When Cooley was asked about the question, he replied, “Oh, I read in a newspaper that Miss Strong has written an article saying there was no use having a trial.”

The IWW benefited greatly from a national defense fund campaign they launched soon after the arrest of the 74 Wobblies. Using the funds raised, they retained Los Angeles attorney Fred H. Moore and former Seattle deputy prosecutor George F. Vanderveer, both of whom proved highly effective in the defense. In one intriguing twist at one point in the trial, forensic evidence indicated that Curtis was most likely killed by one of his fellow deputies, so that charge was quietly dropped. Another contributing factor explaining the length and complexity of the trial was the IWW’s perception of it as a microcosm of the class struggle they were then passionately committed to winning.

Tracy was finally acquitted on May 5, 1917. Shortly thereafter, all charges were dropped against the remaining 73 defendants and they were released from jail. There was no appeal, nor were charges ever made against any of the citizen deputies who may have murdered the five Wobblies who also died in the massacre.
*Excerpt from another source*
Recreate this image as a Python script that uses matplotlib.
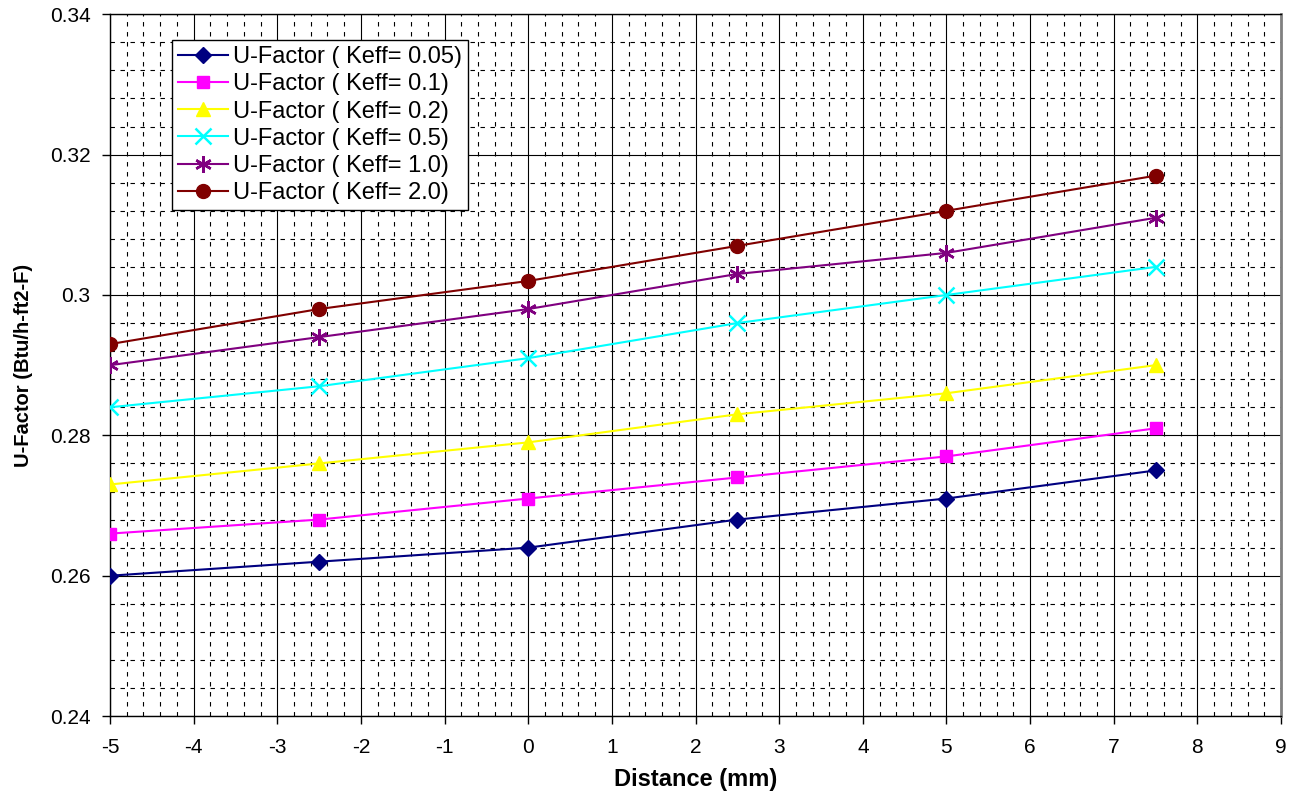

–Jeff Stevens. Sources: “Selection Of Jurors To Try I.W.W. Started,” The Seattle Times, March 5, 1917, p. 1; “Picking Of Jury For I.W.W. Trial Moves Rapidly,” The Seattle Times, March 6, 1917, p. 1; “Jury To Try I.W.W. Case Not Yet Complete,” The Seattle Times, March 7, 1917, p. 3; Norman Clark, “Mill Town: A Social History of Everett” (University of Washington Press, 1970); Murray Morgan, “Skid Road” (Viking Press, 1951; Ballantine Books, 1971; University of Washington Press, 1982); Walker C. Smith, “The Everett Massacre: A History of the Class Struggle in the Lumber Industry” (IWW Publishing Bureau, 1918; Da Capo Press, 1971); Anna Louise Strong, “I Change Worlds: The Remaking of an American” (H. Holt and Co., 1935; Seal Press, 1979).